In London, one of the world's most expensive and cosmopolitan cities, such old-time shopping is best found beyond the modern hubbub and high rents of the upscale city center. In Brixton — a South London melting-pot neighborhood of hardscrabble public housing and Victorian mansions, of long-established Afro-Caribbean families and young white hipsters — a wig shop is a snapshot in time, with shiny hairpieces stacked high on plain, old-fashioned shelves.

East London gives visitors the easiest look at old-style shopping. Once the Cockney working-class heartland and now the cradle of the London Olympics and Paralympics games, East London's centuries-old markets have been revitalized.

At Old Spitalfields Market, modern wares and foods are sold in an airy Victorian market hall of graceful cast-iron pillars under a glassed roof.

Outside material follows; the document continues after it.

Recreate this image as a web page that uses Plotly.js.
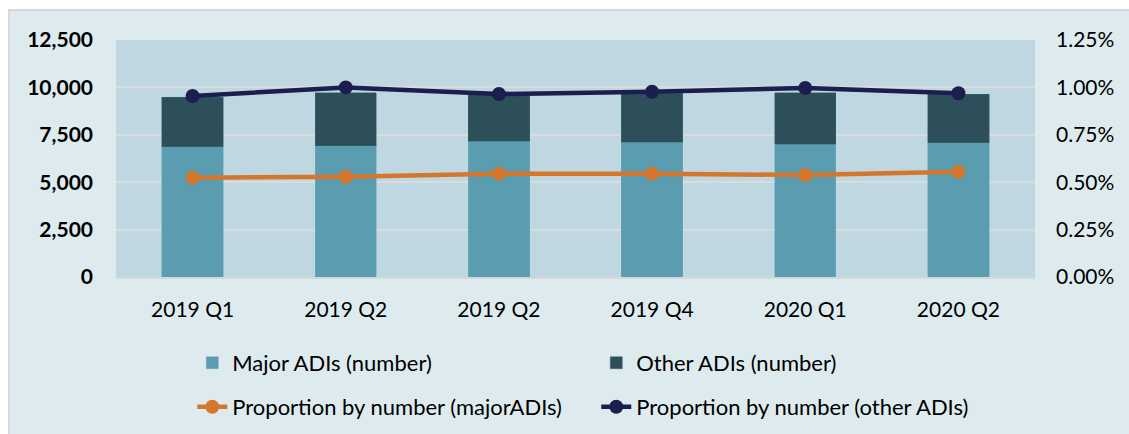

From Spitalfields it's a short walk to Petticoat Lane, a street market that dates back about 400 years and is now packed with bargain clothing and shoe stalls, from shimmering saris to Doc Martens boots. Keep walking to Brick Lane, a Sunday flea that's about 300 years old and still going strong, surrounded by South Asian restaurants and vintage shops.

For a dash of color, finish up at Columbia Road Flower Market, established in the 1860s. Stalls overflow in riotous colors of cut flowers and plants. Stroll and smell the roses.